■ Short problem: Your task is to print, exactly and only, the lines from the start of the entries below through the line with "Chart.register(...registerables);". Include both ends, but skip the pictures.

Records with drawing code
::::
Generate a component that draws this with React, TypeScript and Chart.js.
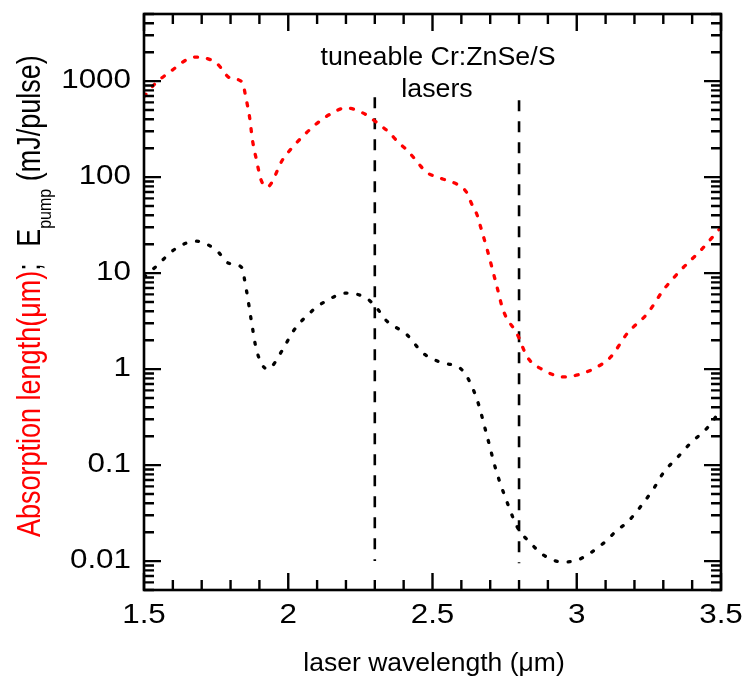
import React, { useEffect, useRef } from 'react';
import { Chart, registerables } from 'chart.js';

Chart.register(...registerables);

// Wavelength (µm) and values for the red curve (absorption length, µm)
const redX = [1.5, 1.54, 1.598, 1.646, 1.68, 1.75, 1.8, 1.84, 1.855, 1.866, 1.876, 1.89, 1.906, 1.927, 1.98, 2.015, 2.085, 2.14, 2.2, 2.26, 2.305, 2.352, 2.38, 2.415, 2.45, 2.48, 2.516, 2.557, 2.589, 2.62, 2.634, 2.655, 2.665, 2.69, 2.724, 2.745, 2.794, 2.829, 2.884, 2.954, 3.003, 3.07, 3.117, 3.176, 3.246, 3.3, 3.36, 3.43, 3.5];
const redY = [690, 950, 1300, 1660, 1780, 1550, 1070, 980, 630, 420, 243, 150, 93, 79, 151, 205, 333, 443, 525, 464, 374, 287, 232, 187, 140, 112, 100, 91, 83, 68, 54, 40, 31.6, 17.4, 7.1, 4.1, 2.3, 1.33, 0.98, 0.83, 0.87, 1.05, 1.33, 2.37, 3.83, 6.65, 10.7, 17.3, 30];

// Black curve (pump energy, mJ/pulse)
const blackX = [1.5, 1.54, 1.61, 1.68, 1.75, 1.796, 1.837, 1.855, 1.872, 1.89, 1.928, 1.98, 2.015, 2.085, 2.14, 2.2, 2.27, 2.305, 2.34, 2.41, 2.467, 2.526, 2.596, 2.62, 2.655, 2.69, 2.72, 2.76, 2.794, 2.84, 2.884, 2.95, 3.0, 3.093, 3.14, 3.176, 3.23, 3.27, 3.3, 3.35, 3.395, 3.455, 3.5];
const blackY = [9.1, 11.6, 18, 21.5, 17.4, 12.6, 11.6, 6.65, 3.2, 1.58, 1.0, 1.58, 2.43, 4.1, 5.3, 6.2, 5.5, 4.4, 3.2, 2.3, 1.47, 1.18, 1.02, 0.83, 0.475, 0.196, 0.089, 0.04, 0.0226, 0.0154, 0.0116, 0.0098, 0.0102, 0.0154, 0.021, 0.0255, 0.04, 0.059, 0.083, 0.121, 0.17, 0.249, 0.38];

// Tuneable laser range markers
const markerX = [2.3, 2.8];
const markerTop = [680, 630];
const markerBottom = [0.01, 0.0095];

const xTicks = [1.5, 2, 2.5, 3, 3.5];
const xTickLabels = ['1.5', '2', '2.5', '3', '3.5'];
const yTicks = [0.01, 0.1, 1, 10, 100, 1000];
const yTickLabels = ['0.01', '0.1', '1', '10', '100', '1000'];

const X_MIN = 1.5;
const X_MAX = 3.5;
const Y_MIN = 0.005;
const Y_MAX = 5000;

const FONT = '"Liberation Sans", Arial, Helvetica, sans-serif';

function stretchedText(ctx: CanvasRenderingContext2D, text: string, x: number, y: number, size: number, sx: number, align: CanvasTextAlign, baseline: CanvasTextBaseline, color = '#000') {
  ctx.save();
  ctx.translate(x, y);
  ctx.scale(sx, 1);
  ctx.font = `${size}px ${FONT}`;
  ctx.fillStyle = color;
  ctx.textAlign = align;
  ctx.textBaseline = baseline;
  ctx.fillText(text, 0, 0);
  ctx.restore();
}

const framePlugin = {
  id: 'framePlugin',
  afterDraw(chart: any) {
    const { ctx, chartArea: a, scales } = chart;
    const xs = scales.x;
    const ys = scales.y;
    ctx.save();
    ctx.strokeStyle = '#000';
    ctx.lineWidth = 2.6;
    ctx.lineCap = 'butt';
    ctx.strokeRect(a.left, a.top, a.right - a.left, a.bottom - a.top);

    ctx.lineWidth = 2.4;
    ctx.beginPath();
    for (let i = 15; i <= 35; i++) {
      const px = xs.getPixelForValue(i / 10);
      const len = i % 5 === 0 ? 17 : 10;
      ctx.moveTo(px, a.bottom);
      ctx.lineTo(px, a.bottom - len);
      ctx.moveTo(px, a.top);
      ctx.lineTo(px, a.top + len);
    }
    for (let e = -3; e <= 3; e++) {
      for (let m = 1; m <= 9; m++) {
        const v = m * Math.pow(10, e);
        if (v < Y_MIN * 0.999 || v > Y_MAX * 1.001) continue;
        const py = ys.getPixelForValue(v);
        const len = m === 1 ? 17 : 10;
        ctx.moveTo(a.left, py);
        ctx.lineTo(a.left + len, py);
        ctx.moveTo(a.right, py);
        ctx.lineTo(a.right - len, py);
      }
    }
    ctx.stroke();

    // tick labels
    xTicks.forEach((v, i) => {
      stretchedText(ctx, xTickLabels[i], xs.getPixelForValue(v), 623, 28, 1.12, 'center', 'alphabetic');
    });
    yTicks.forEach((v, i) => {
      stretchedText(ctx, yTickLabels[i], 131, ys.getPixelForValue(v) - 1, 28, 1.12, 'right', 'middle');
    });

    // x axis title
    stretchedText(ctx, 'laser wavelength (\u03bcm)', 434, 671, 26, 1.02, 'center', 'alphabetic');

    // annotation
    stretchedText(ctx, 'tuneable Cr:ZnSe/S', 438, 65, 25, 1.07, 'center', 'alphabetic');
    stretchedText(ctx, 'lasers', 437, 97, 25, 1.07, 'center', 'alphabetic');

    // y axis title (rotated, multi-colour, with subscript)
    ctx.save();
    ctx.translate(40, 537);
    ctx.rotate(-Math.PI / 2);
    const sy = 1.2;
    ctx.scale(1, sy);
    ctx.textAlign = 'left';
    ctx.textBaseline = 'alphabetic';
    let pos = 0;
    const seg = (text: string, size: number, color: string, dy = 0) => {
      ctx.font = `${size}px ${FONT}`;
      ctx.fillStyle = color;
      ctx.fillText(text, pos, dy / sy);
      pos += ctx.measureText(text).width;
    };
    seg('Absorption length(\u03bcm)', 27, '#ff0000');
    seg('; ', 27, '#000');
    pos += 9;
    seg('E', 27, '#000');
    seg('pump', 16, '#000', 11);
    seg(' (mJ/pulse)', 27, '#000');
    ctx.restore();

    ctx.restore();
  },
};

export default function App() {
  const canvasRef = useRef<HTMLCanvasElement | null>(null);

  useEffect(() => {
    if (!canvasRef.current) return;
    const redData = redX.map((x, i) => ({ x, y: redY[i] }));
    const blackData = blackX.map((x, i) => ({ x, y: blackY[i] }));
    const markerSets = markerX.map((x, i) => ({
      data: [{ x, y: markerTop[i] }, { x, y: markerBottom[i] }],
      borderColor: '#000',
      borderWidth: 2.6,
      borderDash: [11, 10],
      pointRadius: 0,
      tension: 0,
      fill: false,
    }));

    const chart = new Chart(canvasRef.current, {
      type: 'line',
      data: {
        datasets: [
          {
            data: redData,
            borderColor: '#ff0000',
            borderWidth: 3.3,
            borderDash: [3, 10],
            borderCapStyle: 'round',
            pointRadius: 0,
            cubicInterpolationMode: 'monotone',
            fill: false,
          },
          {
            data: blackData,
            borderColor: '#000',
            borderWidth: 3.3,
            borderDash: [2, 11],
            borderCapStyle: 'round',
            pointRadius: 0,
            cubicInterpolationMode: 'monotone',
            fill: false,
          },
          ...markerSets,
        ] as any,
      },
      options: {
        animation: false,
        responsive: true,
        maintainAspectRatio: false,
        layout: { padding: { left: 144, right: 26, top: 14, bottom: 87 } },
        plugins: { legend: { display: false }, tooltip: { enabled: false } },
        scales: {
          x: { type: 'linear', min: X_MIN, max: X_MAX, display: false },
          y: { type: 'logarithmic', min: Y_MIN, max: Y_MAX, display: false },
        },
      },
      plugins: [framePlugin],
    });
    return () => chart.destroy();
  }, []);

  return (
    <div style={{ position: 'fixed', left: 0, top: 0, width: 747, height: 677, background: '#fff' }}>
      <canvas ref={canvasRef} />
    </div>
  );
}
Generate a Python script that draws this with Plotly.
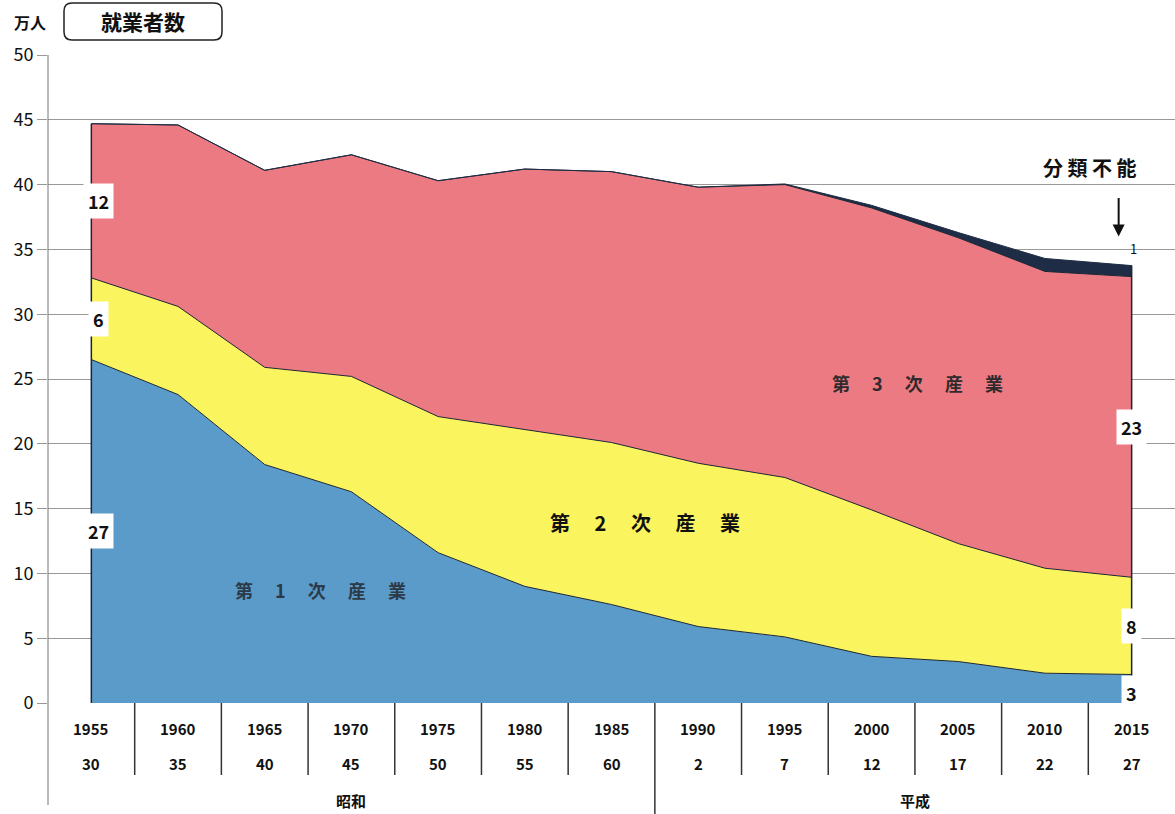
import plotly.graph_objects as go

years = ["1955", "1960", "1965", "1970", "1975", "1980", "1985", "1990", "1995", "2000", "2005", "2010", "2015"]
jp_years = ["30", "35", "40", "45", "50", "55", "60", "2", "7", "12", "17", "22", "27"]
eras = ["昭和", "平成"]
era_span = [(0, 6), (7, 12)]

primary = [26.5, 23.8, 18.4, 16.3, 11.6, 9.0, 7.6, 5.9, 5.1, 3.6, 3.2, 2.3, 2.2]
secondary = [6.3, 6.8, 7.5, 8.9, 10.5, 12.1, 12.5, 12.6, 12.3, 11.3, 9.1, 8.1, 7.5]
tertiary = [11.9, 14.0, 15.2, 17.1, 18.2, 20.1, 20.9, 21.3, 22.6, 23.3, 23.6, 22.9, 23.2]
unknown = [0.0, 0.0, 0.0, 0.0, 0.0, 0.0, 0.0, 0.0, 0.05, 0.2, 0.4, 1.0, 0.85]

left_labels = ["27", "6", "12"]
right_labels = ["3", "8", "23", "1"]

FONT = "Noto Sans CJK JP, Noto Sans, sans-serif"
W, H = 1175, 814
L, T, B = 48, 55, 111
PW, PH = W - L, H - T - B
x = list(range(len(years)))
edge = "#1c2633"


def px(xp):
    return (xp - L) / PW


def py(yp):
    return (H - B - yp) / PH


fig = go.Figure()
series = [
    ("第1次産業", primary, "#5b9bc9"),
    ("第2次産業", secondary, "#faf45e"),
    ("第3次産業", tertiary, "#ec7a83"),
    ("分類不能", unknown, "#1e2d45"),
]
for name, vals, col in series:
    fig.add_trace(go.Scatter(x=x, y=vals, name=name, stackgroup="one", mode="lines",
                             line=dict(color=edge if name != "分類不能" else "#1e2d45", width=1),
                             fillcolor=col, hoverinfo="skip"))

totals = [p + s + t + u for p, s, t, u in zip(primary, secondary, tertiary, unknown)]
for i in (0, len(x) - 1):
    fig.add_trace(go.Scatter(x=[x[i], x[i]], y=[0, totals[i]], mode="lines",
                             line=dict(color=edge, width=1.5), hoverinfo="skip", showlegend=False))

ann = []


def mids(i):
    p, s, t = primary[i], secondary[i], tertiary[i]
    return [p / 2, p + s / 2, p + s + t / 2]


lab_font = dict(size=18, color="#111", family=FONT, weight="bold")
for lab, yv in zip(left_labels, mids(0)):
    ann.append(dict(x=0.08, y=yv, xref="x", yref="y", text=lab, showarrow=False,
                    xanchor="center", yanchor="middle", bgcolor="white", borderpad=4, font=lab_font))
rm = mids(12)
for lab, yv in zip(right_labels[:3], [rm[0] - 0.3, rm[1], rm[2]]):
    ann.append(dict(x=12.0, y=yv, xref="x", yref="y", text=lab, showarrow=False,
                    xanchor="center", yanchor="middle", bgcolor="white", borderpad=4, font=lab_font))
ann.append(dict(x=12.02, y=totals[12] + 1.3, xref="x", yref="y", text=right_labels[3], showarrow=False,
                xanchor="center", yanchor="middle", font=dict(size=13, color="#111", family=FONT)))

sp = "\u3000 "
ann.append(dict(x=2.64, y=8.7, xref="x", yref="y", text=sp.join("第1次産業"), showarrow=False,
                xanchor="center", yanchor="middle",
                font=dict(size=18, color="#2c3a48", family=FONT, weight="bold")))
ann.append(dict(x=6.39, y=13.9, xref="x", yref="y", text=sp.join("第2次産業"), showarrow=False,
                xanchor="center", yanchor="middle",
                font=dict(size=20, color="#111", family=FONT, weight="bold")))
ann.append(dict(x=9.53, y=24.7, xref="x", yref="y", text=sp.join("第3次産業"), showarrow=False,
                xanchor="center", yanchor="middle",
                font=dict(size=18, color="#2f2a2c", family=FONT, weight="bold")))

ann.append(dict(x=11.85, y=36.0, xref="x", yref="y", text="", showarrow=True, ax=0, ay=-40,
                arrowhead=2, arrowsize=1.2, arrowwidth=2, arrowcolor="#111"))
ann.append(dict(x=px(1090), y=py(167), xref="paper", yref="paper", text="分 類 不 能", showarrow=False,
                xanchor="center", yanchor="middle",
                font=dict(size=20, color="#111", family=FONT, weight="bold")))

xl_font = dict(size=15, color="#111", family=FONT, weight="bold")
for i in x:
    ann.append(dict(x=i, y=py(728), xref="x", yref="paper", text=years[i], showarrow=False,
                    xanchor="center", yanchor="middle", font=xl_font))
    ann.append(dict(x=i, y=py(763), xref="x", yref="paper", text=jp_years[i], showarrow=False,
                    xanchor="center", yanchor="middle", font=xl_font))
for era, (a, b) in zip(eras, era_span):
    ann.append(dict(x=(a + b) / 2, y=py(800), xref="x", yref="paper", text=era, showarrow=False,
                    xanchor="center", yanchor="middle", font=xl_font))

ann.append(dict(x=px(30), y=py(22), xref="paper", yref="paper", text="万人", showarrow=False,
                xanchor="center", yanchor="middle",
                font=dict(size=16, color="#111", family=FONT, weight="bold")))
ann.append(dict(x=px(143), y=py(21), xref="paper", yref="paper", text="就業者数", showarrow=False,
                xanchor="center", yanchor="middle",
                font=dict(size=21, color="#111", family=FONT, weight="bold")))

shapes = []
for i in range(len(x) - 1):
    bottom = py(814) if i == 6 else py(775)
    shapes.append(dict(type="line", xref="x", yref="paper", x0=i + 0.5, x1=i + 0.5, y0=0, y1=bottom,
                       line=dict(color="#333", width=1.5)))
shapes.append(dict(type="line", xref="paper", yref="paper", x0=0, x1=0, y0=py(805), y1=1,
                   line=dict(color="#777", width=1)))
x0, x1 = px(64), px(222)
y0, y1 = py(40), py(3)
rx, ry = 8 / PW, 8 / PH
path = (f"M {x0+rx},{y0} L {x1-rx},{y0} Q {x1},{y0} {x1},{y0+ry} L {x1},{y1-ry} Q {x1},{y1} {x1-rx},{y1} "
        f"L {x0+rx},{y1} Q {x0},{y1} {x0},{y1-ry} L {x0},{y0+ry} Q {x0},{y0} {x0+rx},{y0} Z")
shapes.append(dict(type="path", xref="paper", yref="paper", path=path, line=dict(color="#222", width=1.5),
                   fillcolor="rgba(0,0,0,0)", layer="below"))

fig.update_layout(
    width=W, height=H,
    margin=dict(l=L, r=0, t=T, b=B, autoexpand=False),
    paper_bgcolor="white", plot_bgcolor="white",
    showlegend=False,
    annotations=ann, shapes=shapes,
    xaxis=dict(range=[-0.5, 12.5], showticklabels=False, showgrid=False, zeroline=False, ticks="",
               automargin=False),
    yaxis=dict(range=[0, 50], dtick=5, showgrid=True, gridcolor="#999", gridwidth=1, zeroline=False,
               ticks="outside", ticklen=10, tickcolor="#999", automargin=False,
               tickfont=dict(size=18, color="#111", family=FONT), layer="below traces"),
)
fig.write_html("out.html", config={"displayModeBar": False},
               post_script="document.body.style.margin='0';document.body.style.overflow='hidden';")
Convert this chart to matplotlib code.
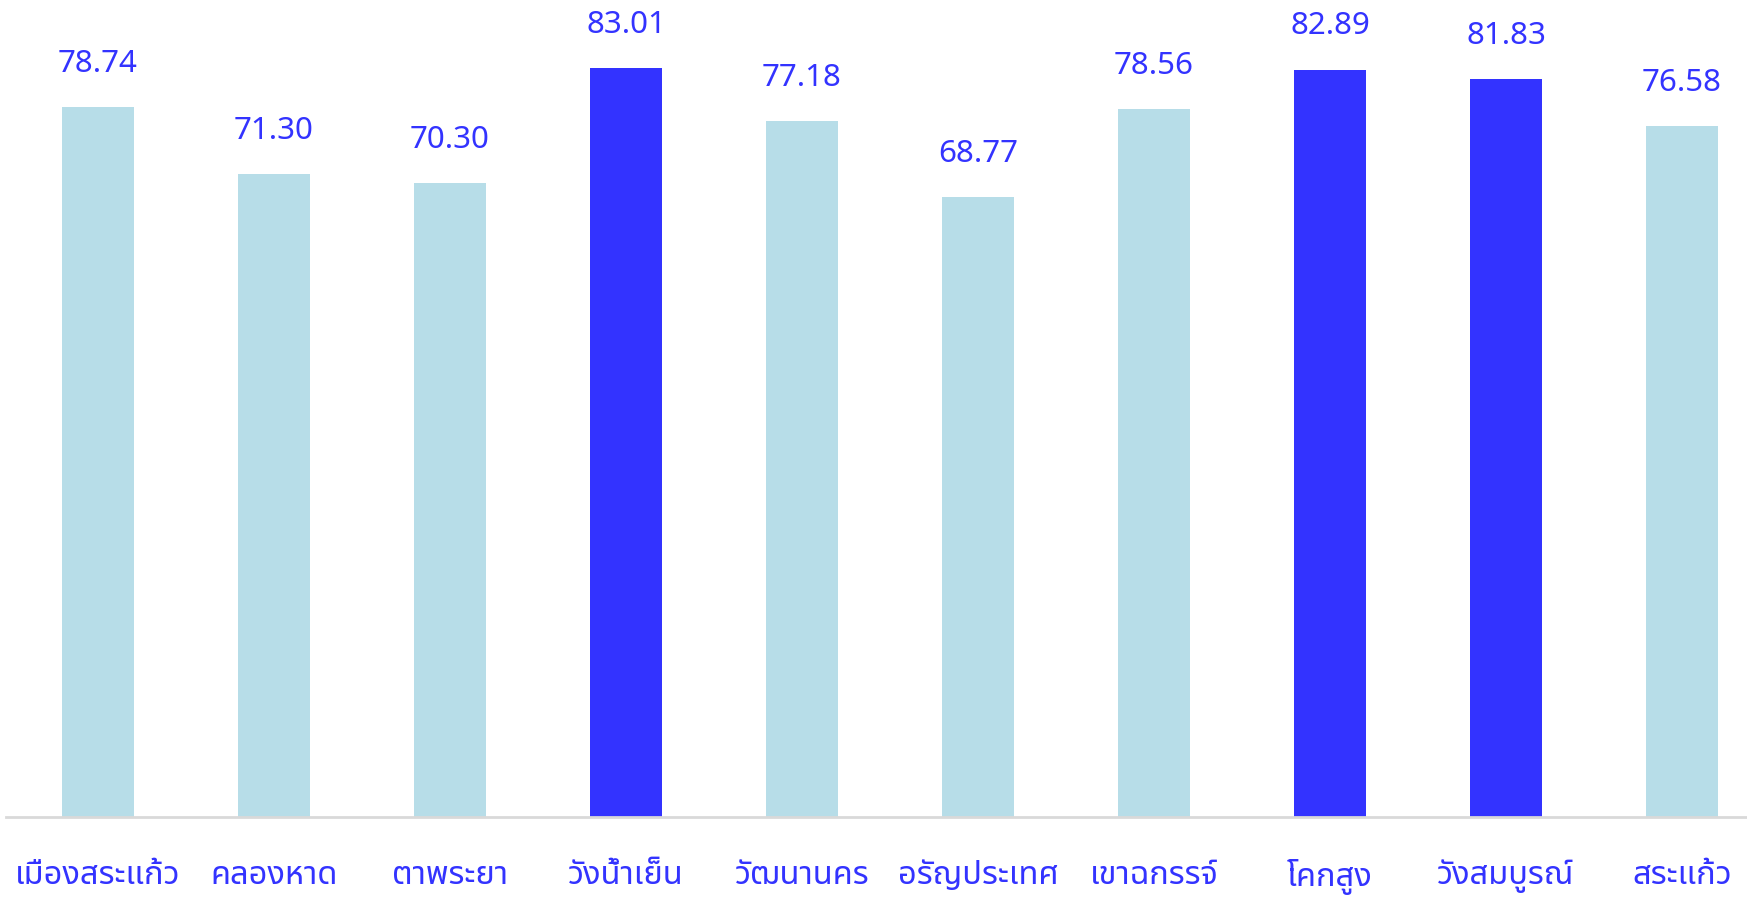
::::
■ The response:
Generate a component that draws this with React, TypeScript and Chart.js.
import React, { useEffect, useRef } from 'react';
import { Chart, registerables } from 'chart.js';

Chart.register(...registerables);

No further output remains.